Right, but this is easy to fix with positive reinforcement. My shelter dog I switch between dropping the retrieve in front of me, and going to hand. Sounds stupid, but in the winter I don’t want to handle the slushy disgusting tennis ball so I ask her to drop it at my feet.
The only time it can get tricky is a dog shaking water off their coat on a water retrieve. But I think if the options are “the dog sets the bird down on this particular retrieve to alleviate some discomfort for himself” or “I’m going to force break this dog and potentially make him hate the activity all together” I know which one I’d pick. And I’d expect people to be more understanding of the dog as a partner, not a machine.

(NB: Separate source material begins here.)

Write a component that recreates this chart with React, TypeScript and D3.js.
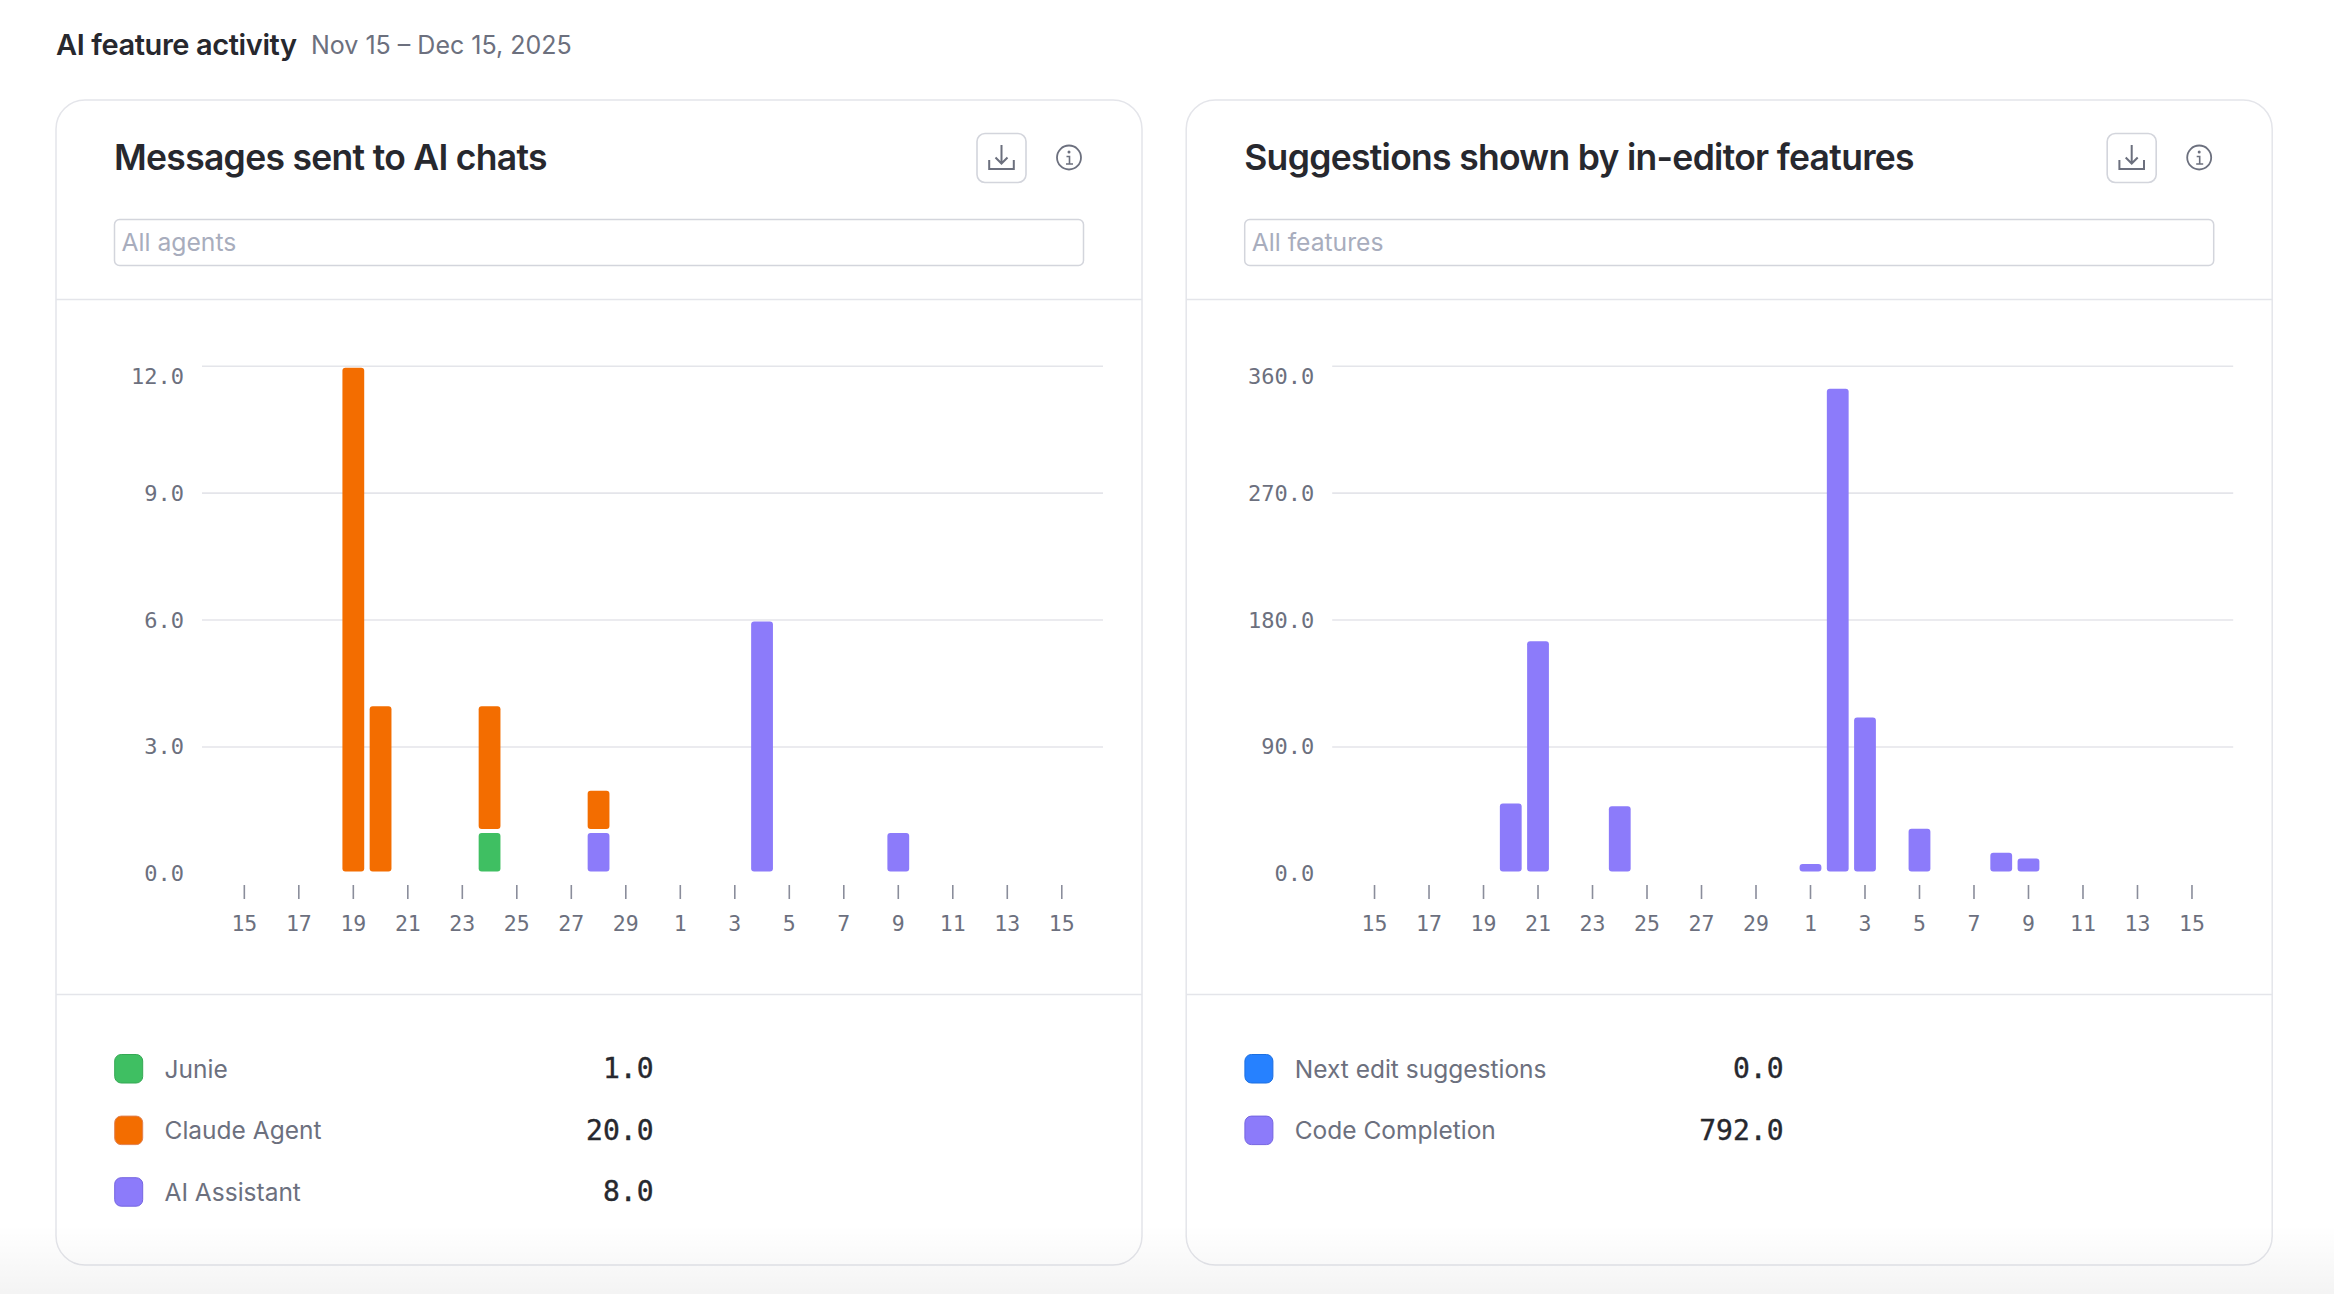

NSTRA is not NAVDHA, but there are still scores for obedience. There are individual scores for retrieves for every bird found.
I taught my shelter dog when she was over a year old all this stuff. She’s super SUPER soft and not food motivated. If I can teach her a reliable “take it”, “hold”, “fetch” at a year or better without any real structured training, I question whether FF is necessary at all. And, if it determined that it is (which I would sharply contest it is not, it’s more that the handler is not skilled or patient or even handed enough to make it happen), is this really a dog that needs to be passing on their genetics?
I’ve seen more dogs that were force broke sit there and EAT a bird out of reach of the handler because there was nothing in it for the dog to bring it to the human. I don’t know what you’ve seen, but I’ve seen more ego and rough-handling in dogs than I ever saw in horses. I don’t know any one who trains as soft as we do. Rough handling is just somehow “accepted.”
Tell you what it is for me - immediate DQ, get off my field.